Anna Sorokin : « Je vous mentirais et me mentirais à moi-même si je vous disais que je suis désolée »
«Si Anna avait été un homme, l’aurait-on traitée de la même manière ?», interroge Shonda Rhimes dans Time. Là où les arnaqueurs sont perçus comme des manipulateurs flamboyants (voir les cas Christophe Rocancourt, mais aussi Jordan Belfort, le trader du Loup de Wall Street, avec DiCaprio), les femmes se voient qualifiées de «mythomanes» ou «d’affabulatrices». Anna, elle, ne s’excuse même pas d’avoir dépouillé les superriches. Le lendemain de l’annonce du verdict, elle déclarait : «Je vous mentirais et me mentirais à moi-même si je vous disais que je suis désolée.»
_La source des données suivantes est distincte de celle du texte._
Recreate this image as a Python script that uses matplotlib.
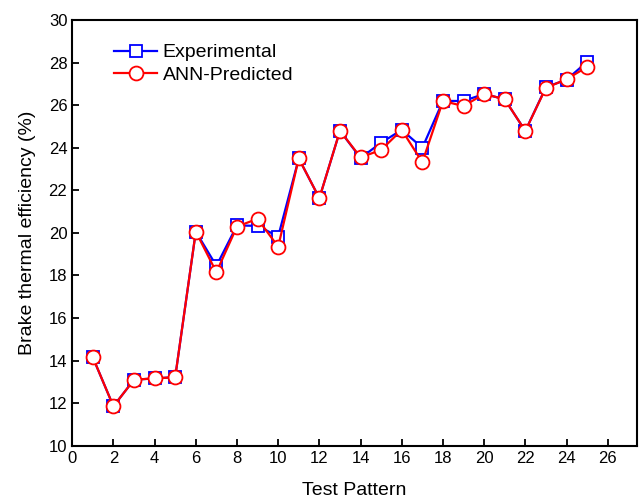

Inventing Anna, de Shonda Rhimes, avec Anna Chlumsky, Julia Garner et Laverne Cox. À partir du 11 février sur Netflix (neuf épisodes).
Une héroïne en or pour Shonda Rhimes
«Je suis née dans une famille dans laquelle travailler dur n’était pas une option» : ainsi se raconte Shonda Rhimes dans L’Année du oui ,son autobiographie parue en 2017. À 52 ans, cette self made woman originaire de Chicago, par ailleurs mère célibataire, est devenue l’une des femmes les plus puissantes des médias américains. Après avoir produit, dans les années 2000, les cartons Grey’s Anatomy et Scandal pour ABC, elle quitte le network avec fracas, et signe en 2017 un deal historique avec la plateforme de streaming Netflix pour l’équivalent de 300 millions de dollars (deal qui vient d’être renouvelé pour cinq ans). Depuis, Shondaland – sa boîte de production à son nom – a imaginéLa Chronique des Bridgerton. Son credo ? Des héroïnes féminines fortes et un sens aigu de la critique sociale. Avec Inventing Anna, dont elle est productrice mais aussi showrunneuse, Shonda Rhimes assoit un peu plus sa suprématie sur la fictionmade in USA.